Importance of Data Quality
The data that we receive from various databases from real life events is dirty, hence it costs a lot to cleanse it. This where the importance of data quality is highlighted in business. Cleaning, correcting or appending of data is important because, wrong data means wrong insights, which means wrong decisions. Wrong decisions can lead your business to failure. Many businesses have suffered huge losses from bad data.
The problem is not the software used but the data as there is so much of it laying around. It may not necessarily be a bad thing but issues occur when the raw data received from sources is not properly filtered.
Bad Quality Data
Using big data of bad quality can either bring you destructive results or have no impact at all. For example, you want to know the activity of your customers on your website and for that you use big data tool. You don’t really have to know the exact activity record to see the big picture, you just have to know enough.

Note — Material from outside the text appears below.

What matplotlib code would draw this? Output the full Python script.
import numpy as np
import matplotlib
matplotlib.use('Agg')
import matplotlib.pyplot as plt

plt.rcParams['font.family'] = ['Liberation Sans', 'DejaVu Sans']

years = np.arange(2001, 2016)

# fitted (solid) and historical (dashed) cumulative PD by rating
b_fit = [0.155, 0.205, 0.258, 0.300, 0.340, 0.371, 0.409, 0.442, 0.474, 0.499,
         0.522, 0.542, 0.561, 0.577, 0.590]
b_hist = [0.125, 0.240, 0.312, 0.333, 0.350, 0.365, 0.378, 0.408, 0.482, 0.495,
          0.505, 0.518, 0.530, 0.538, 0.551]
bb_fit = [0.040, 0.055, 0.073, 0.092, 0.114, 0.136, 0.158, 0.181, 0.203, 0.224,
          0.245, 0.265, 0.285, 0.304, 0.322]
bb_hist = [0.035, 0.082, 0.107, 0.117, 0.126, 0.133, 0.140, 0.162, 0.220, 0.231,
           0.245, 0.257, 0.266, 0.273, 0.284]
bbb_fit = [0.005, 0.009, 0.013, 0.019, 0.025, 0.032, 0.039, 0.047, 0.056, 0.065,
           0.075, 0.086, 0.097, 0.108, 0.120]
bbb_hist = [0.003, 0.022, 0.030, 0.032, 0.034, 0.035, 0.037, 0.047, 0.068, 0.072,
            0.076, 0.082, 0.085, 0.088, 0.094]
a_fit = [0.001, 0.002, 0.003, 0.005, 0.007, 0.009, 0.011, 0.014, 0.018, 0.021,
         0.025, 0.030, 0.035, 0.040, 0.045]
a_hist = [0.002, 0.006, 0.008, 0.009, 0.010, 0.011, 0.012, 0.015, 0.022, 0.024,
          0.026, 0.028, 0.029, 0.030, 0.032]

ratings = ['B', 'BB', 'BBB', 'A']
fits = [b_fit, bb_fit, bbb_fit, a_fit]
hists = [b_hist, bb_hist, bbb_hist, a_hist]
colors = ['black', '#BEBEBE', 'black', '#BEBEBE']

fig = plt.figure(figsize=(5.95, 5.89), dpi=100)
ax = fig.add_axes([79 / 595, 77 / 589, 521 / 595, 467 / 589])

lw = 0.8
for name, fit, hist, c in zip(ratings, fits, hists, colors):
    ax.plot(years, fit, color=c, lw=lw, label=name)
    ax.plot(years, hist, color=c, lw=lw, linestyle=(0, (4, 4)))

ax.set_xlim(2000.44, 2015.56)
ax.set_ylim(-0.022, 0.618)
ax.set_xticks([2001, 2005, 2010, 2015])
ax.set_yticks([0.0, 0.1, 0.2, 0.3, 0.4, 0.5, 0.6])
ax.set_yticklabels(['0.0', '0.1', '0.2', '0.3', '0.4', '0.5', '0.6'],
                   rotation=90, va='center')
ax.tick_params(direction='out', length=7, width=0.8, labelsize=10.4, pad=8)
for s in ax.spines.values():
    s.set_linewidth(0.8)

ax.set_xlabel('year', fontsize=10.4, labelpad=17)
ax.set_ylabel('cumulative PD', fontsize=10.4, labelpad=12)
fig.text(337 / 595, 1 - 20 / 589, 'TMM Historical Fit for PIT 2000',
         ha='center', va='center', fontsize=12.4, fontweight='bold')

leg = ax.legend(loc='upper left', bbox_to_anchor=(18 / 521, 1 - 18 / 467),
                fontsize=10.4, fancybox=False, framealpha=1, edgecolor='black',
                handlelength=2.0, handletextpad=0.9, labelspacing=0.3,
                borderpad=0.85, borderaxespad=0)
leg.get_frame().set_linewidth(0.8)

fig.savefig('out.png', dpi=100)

So, the end results decide what you really need, it depends on what your company wants or the task that you want to complete. You don’t really have to use the highest precision data to do everything. To decide how good the quality of your big data should be, you should first think about your needs.
Good Quality Data
The good and bad data is distinguished from each other by a set of characteristics. These characteristics apply to big data and data in general and they are as follows:
- Accuracy
- Completeness
- Consistency
- Orderliness
- Auditability
Good Enough Data
But whether to clean the data or use it in its dirty form can depend on the situation. To cleanse the data you may have to pay huge bucks, invest long hours of your precious time and scale down the performance of your company.
That’s why there’re companies that aren’t totally crazy about clean data. They choose data which is just good enough. They set a threshold which will help them achieve the results they want without having to go overboard.
Final Words
Data quality can be a complex issue in big data management. But what we’ve been able to learn is that it depends on the task you want to achieve or rather the needs of your company. You don’t always need high precision data. However, wrong data and the information drawn from it can adversely affect your business too. Good quality data has five characteristics that we’ve laid out for you. To make sure the data is suitable for use, always hold audits.